▶ [Written problem]
Bring together all lines of the material below that contain the string "React".

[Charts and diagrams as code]
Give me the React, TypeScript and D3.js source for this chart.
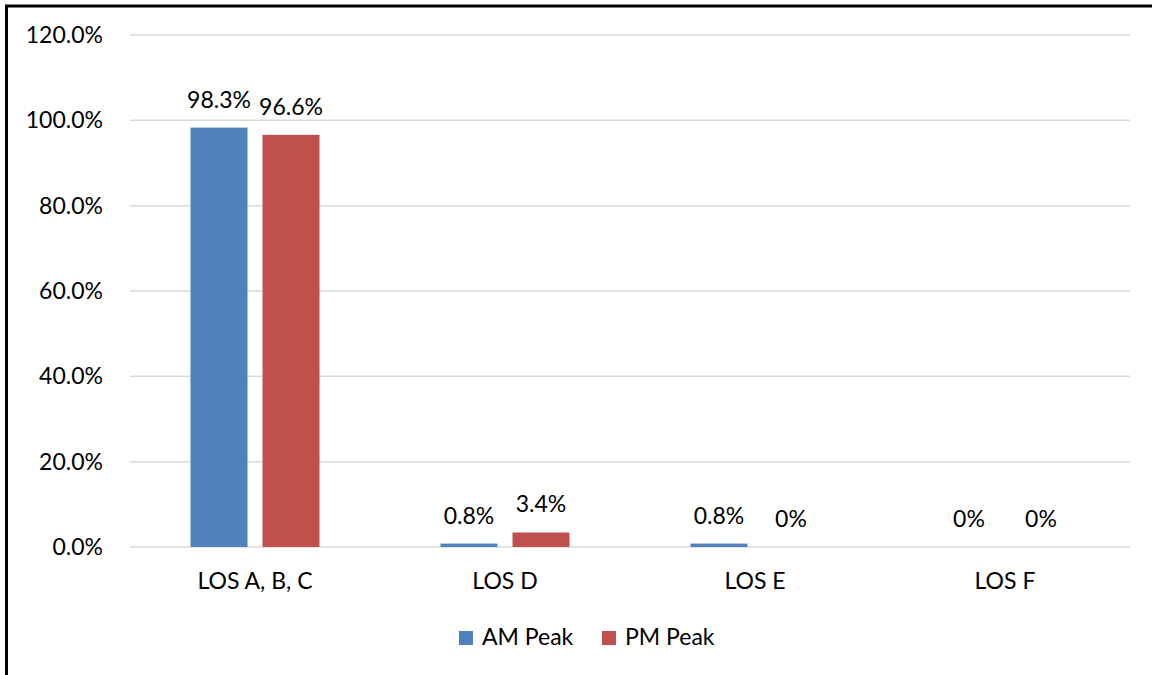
import React from "react";
import * as d3 from "d3";

const categories = ["LOS A, B, C", "LOS D", "LOS E", "LOS F"];
const seriesNames = ["AM Peak", "PM Peak"];
const amValues = [98.3, 0.8, 0.8, 0];
const pmValues = [96.6, 3.4, 0, 0];
const amLabels = ["98.3%", "0.8%", "0.8%", "0%"];
const pmLabels = ["96.6%", "3.4%", "0%", "0%"];
const yTicks = [0, 20, 40, 60, 80, 100, 120];
const colors = ["#4F81BD", "#C0504D"];

const W = 1152;
const H = 675;
const FONT = "Lato, 'Open Sans', sans-serif";
const FS = 23;

export default function App() {
  const left = 130, right = 1130, top = 35, bottom = 547;
  const x = d3.scaleBand<string>().domain(categories).range([left, right]).paddingInner(0).paddingOuter(0);
  const y = d3.scaleLinear().domain([0, 120]).range([bottom, top]);
  const barW = 57;
  const offsets = [-36, 36];
  const series = [amValues, pmValues];
  const labels = [amLabels, pmLabels];

  return (
    <svg width={W} height={H} style={{ position: "absolute", left: 0, top: 0, background: "#fff" }} fontFamily={FONT}>
      <rect x={0} y={0} width={W} height={H} fill="#fff" />
      {yTicks.map((t) => (
        <g key={t}>
          <line x1={left} x2={right} y1={y(t)} y2={y(t)} stroke="#d9d9d9" strokeWidth={1.5} />
          <text x={103} y={y(t) + 8} textAnchor="end" fontSize={FS} fill="#000">
            {d3.format(".1f")(t) + "%"}
          </text>
        </g>
      ))}
      {categories.map((c, i) => {
        const cx = x(c)! + x.bandwidth() / 2;
        return (
          <g key={c}>
            {series.map((vals, s) => {
              const bx = cx + offsets[s] - barW / 2;
              const v = vals[i];
              return (
                <g key={s}>
                  {v > 0 && (
                    <rect x={bx} y={y(v)} width={barW} height={y(0) - y(v)} fill={colors[s]} />
                  )}
                  <text x={cx + offsets[s]} y={y(v) - 20} textAnchor="middle" fontSize={FS} fill="#000">
                    {labels[s][i]}
                  </text>
                </g>
              );
            })}
            <text x={cx} y={589} textAnchor="middle" fontSize={FS} fill="#000">{c}</text>
          </g>
        );
      })}
      {seriesNames.map((n, s) => {
        const lx = [459, 602][s];
        return (
          <g key={n}>
            <rect x={lx} y={631} width={14} height={14} fill={colors[s]} />
            <text x={lx + 23} y={645} fontSize={FS} fill="#000">{n}</text>
          </g>
        );
      })}
      <path d={`M6.5,${H + 5} V6 H${W + 5}`} fill="none" stroke="#000" strokeWidth={3} />
    </svg>
  );
}
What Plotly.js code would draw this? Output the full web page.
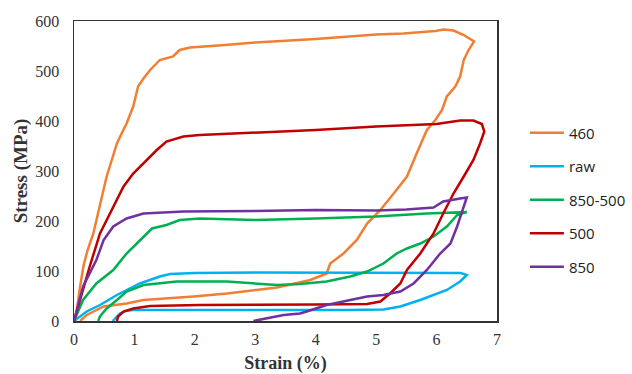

▶ [Final result]
Give me the React, TypeScript and D3.js source for this chart.
import React from "react";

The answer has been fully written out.